Read the explanation and then try it. You may even want to re read the explanation again after your experience. Either way let me know how it goes.
1. Stop
Pausing, allows your rational thought time to catch up with the stimuli that surround you. The intention is to short-circuit your internal automatic response process. Give your brain to kick in as opposed to letting instinct control our actions and behaviors. This is especially true if you are in a stable environment.
2. Smile 
Jennifer Aniston’s smile illustrates the power a facial gesture has in communicating warmth, joy and happiness. Physically when we smile, the emotionally pathways in our brain open and alter our receptivity to other sensory input.
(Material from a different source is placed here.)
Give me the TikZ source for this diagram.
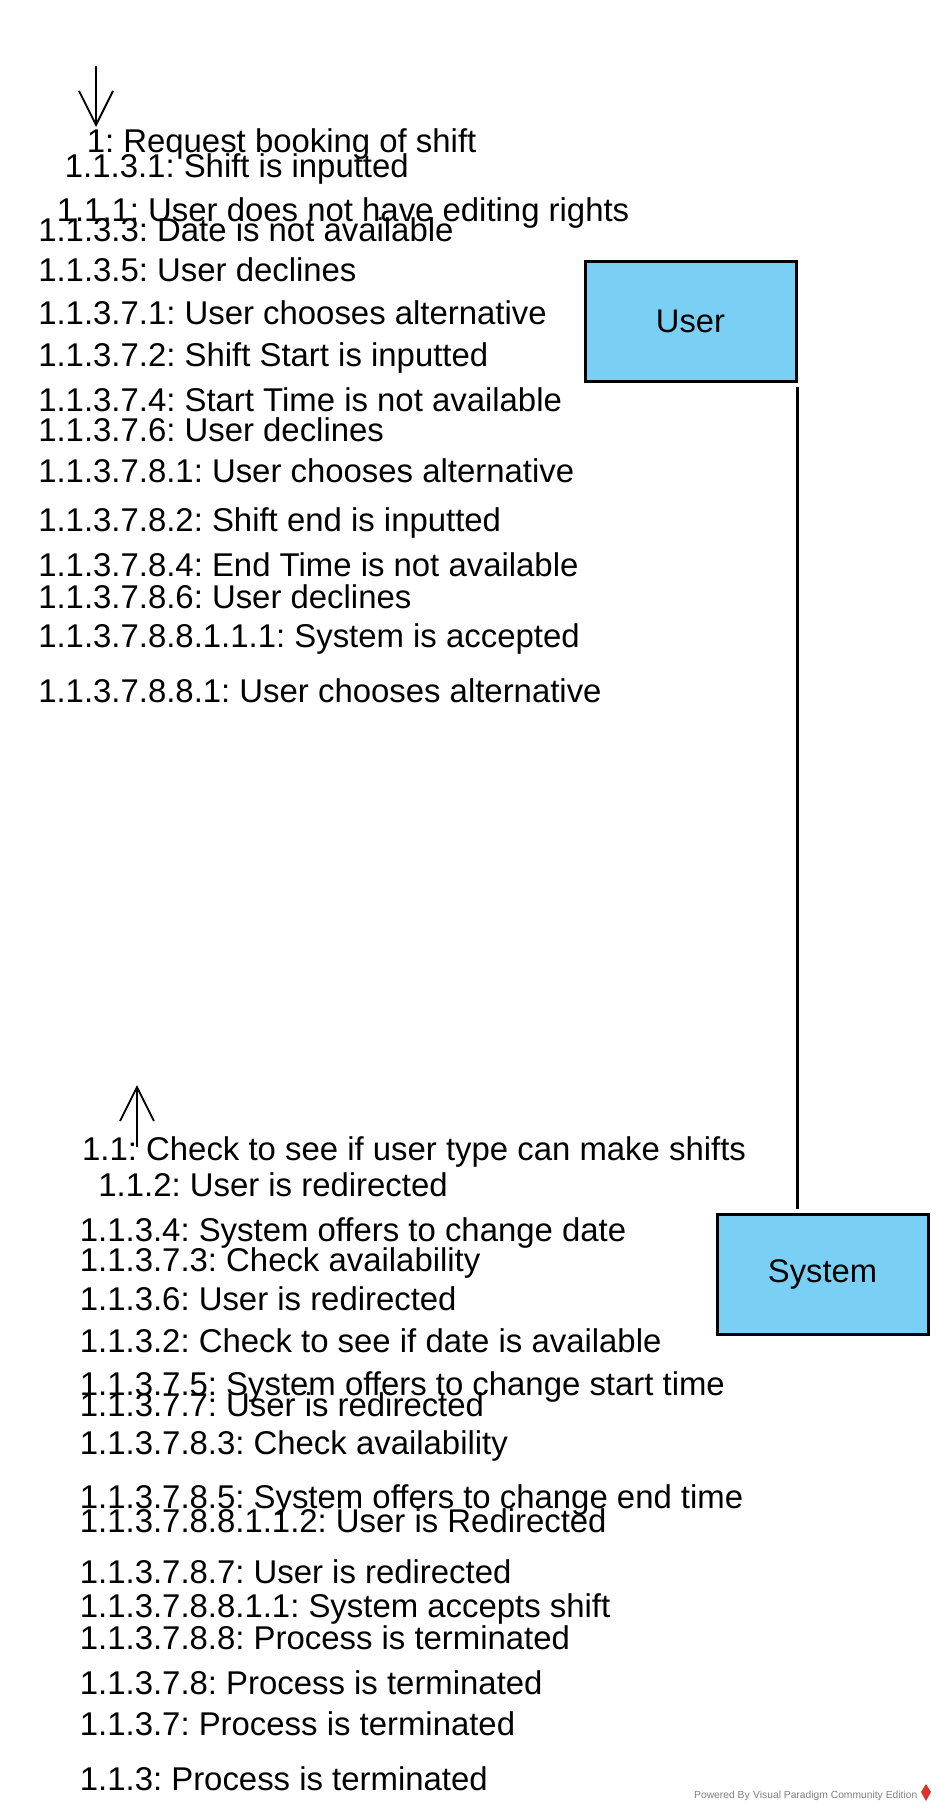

This too will short-circuit the automatic hold of prior experience to dictate routine behavior. Even if you are generally a happy person and find many things that make you smile, reminding yourself to smile for an extended period takes some extra consciousness. The act of smiling also helps fuel in kind responses, making the entire “learning ” experience more enjoyable, perhaps even memorable. these supplemental impacts play a key role in our ability to sustain and later recall the experience. The actions cue others of your presence and notice your engagement.
3. Look
I don’t mean glance and review, I mean inspect every inch of detail in your surroundings. Presently, that means noticing the dust on the top of the screen my house cleaner missed as well as the wear on the decal on my keyboard that has partially erased the letter E to resemble an L. On the street, I might be able to notice the details on my route, or the outfits and smiles of others I pass. At the coffee shop, what engages the other patrons? You get the idea. Seek out more input to frame the context of your experience, more opportunities for associations between what is in your thoughts and the context in which they occurred to you.
4. Listen
What are the sounds in your office, or outside of your window or door? Active listening while looking and smiling will significantly slow down if not stop all your automatic processing and in fact it may be difficult to attend to, or simultaneously focus on both sensory inputs while smiling. Another clue is the fatigue that you will experience if you try to do this for a long period of time.
OK, that’s the four steps.
I urge you to grab some note paper and get started. On the note page, divide your thoughts and actions. use one side of the page to record stimuli and context , as well as some of the responses. Use the other side to prove or explain what occurred.
When you are through, take another color and mark the sections where your interpretation of the response included additional information not present in your recorded information.
The color will draw your attention to places where you should begin digging, or sharpening your search for new opportunities. With your attention and focus centered on these items, you can begin to expose the various suppositions or connected inferences that may be biasing your decision-making or judgment.
Good luck, and don’t forget to share what you find!